Published online by Cambridge University Press: 22 September 2009
This book is about a curious phenomenon. It examines the work of nine talented and innovative British playwrights who shared a laudable but strange conviction: that by writing plays and having them performed, they might help to change the way society is structured.
It is not a new conviction. Over two millennia ago Aristotle's theory of catharsis, that by watching a tragedy we may be purged of unhealthy emotions, ascribed a direct social benefit to drama. The Christian Church, while often distrustful of theatre, was willing to use drama as one of the means of propagating faith, giving us our modern word ‘propaganda’. Eighteenth-century utilitarianism frequently justified drama in terms of its social usefulness, the German playwright Friedrich Schiller typically entitling his seminal essay of 1784, ‘The theatre regarded as a moral institution’.

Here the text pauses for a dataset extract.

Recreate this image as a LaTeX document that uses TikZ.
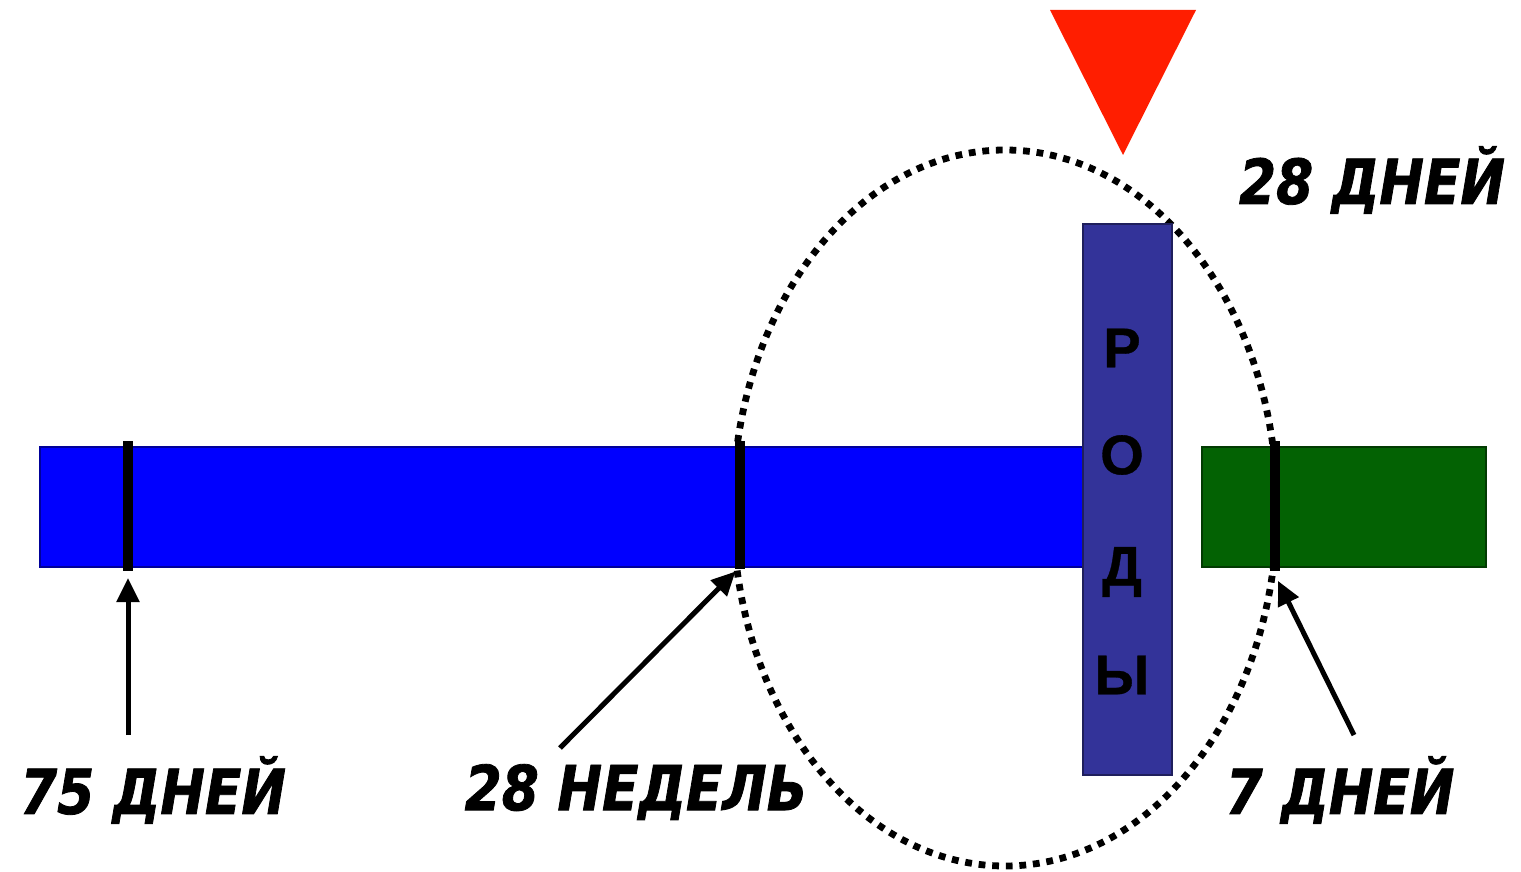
\documentclass[tikz,border=0pt]{standalone}
\usepackage{fontspec}
\usetikzlibrary{arrows.meta}
\newfontfamily\labfont[FakeStretch=0.86,FakeBold=1.3]{DejaVu Sans Bold Oblique}
\newfontfamily\rodyfont[FakeBold=0.6]{Liberation Sans Bold}
\definecolor{barblue}{HTML}{0000FF}
\definecolor{bargreen}{HTML}{036203}
\definecolor{rodyblue}{HTML}{333399}
\definecolor{trired}{HTML}{FF1E00}
\tikzset{
  bar/.style={draw=#1!60!black, line width=0.8pt, fill=#1, inner sep=0, outer sep=0},
  tick/.style={line width=5pt, black},
  pointer/.style={line width=2.5pt, black, -{Triangle[length=12pt,width=11pt]}, shorten >=1pt},
  lab/.style={font=\labfont\fontsize{31pt}{31pt}\selectfont, inner sep=0, text=black},
  rody/.style={font=\rodyfont\fontsize{28pt}{28pt}\selectfont, inner sep=0, text=black},
  dotring/.style={line width=3.4pt, dash pattern=on 3.4pt off 3.4pt},
}
\begin{document}
\begin{tikzpicture}[x=0.5pt,y=-0.5pt]
\useasboundingbox (0,0) rectangle (1521,872);
% dotted ellipse (behind the bars)
\coordinate (ec) at (1005,508);
\draw[dotring] (ec) ellipse [x radius=272, y radius=358];
% bars
\node[bar=barblue, minimum width=525pt, minimum height=60pt, anchor=north west] (blue) at (40,447) {};
\node[bar=bargreen, minimum width=142pt, minimum height=60pt, anchor=north west] (green) at (1202,447) {};
\node[bar=rodyblue, minimum width=44.5pt, minimum height=275.5pt, anchor=north west] (rody) at (1083,224) {};
\node[rody] (r1) at (1122,348) {Р};
\node[rody] (r2) at (1122,455) {О};
\node[rody] (r3) at (1122,572) {Д};
\node[rody] (r4) at (1122,675) {Ы};
% ticks
\coordinate (t1t) at (128,441); \coordinate (t1b) at (128,571);
\coordinate (t2t) at (740,441); \coordinate (t2b) at (740,569);
\coordinate (t3t) at (1275,441); \coordinate (t3b) at (1275,571);
\draw[tick] (t1t) -- (t1b);
\draw[tick] (t2t) -- (t2b);
\draw[tick] (t3t) -- (t3b);
% triangle
\coordinate (ta) at (1050,10); \coordinate (tb) at (1196,10); \coordinate (tc) at (1123,155);
\fill[trired] (ta) -- (tb) -- (tc) -- cycle;
% labels
\node[lab] (l1) at (153,790) {75 ДНЕЙ};
\node[lab] (l2) at (636,792) {28 НЕДЕЛЬ};
\node[lab] (l3) at (1340,790) {7 ДНЕЙ};
\node[lab] (l4) at (1372,180) {28 ДНЕЙ};
% arrows
\coordinate (a1) at (128,735);
\coordinate (a2) at (560,748);
\coordinate (a3) at (1354,735);
\draw[pointer] (a1) -- (128,576);
\draw[pointer] (a2) -- (737,570);
\draw[pointer] (a3) -- (1277,579);
\end{tikzpicture}
\end{document}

In the twentieth century, theatre with an intention to convert to a new way of thinking, or at least to challenge old modes of thought, became more overtly political, questioning not so much social morality as the fundamental organization of society, with the emphasis on economics rather than on ethics. Usually informed by Marx's analysis of capitalism, a number of directors and playwrights, most notably Erwin Piscator and Bertolt Brecht, sought to use the stage to propose socialist alternatives to the injustices of the world about them. In so doing they helped to define what we have now come to term ‘political theatre’, the actual title of Piscator's 1929 book on his work in the theatre.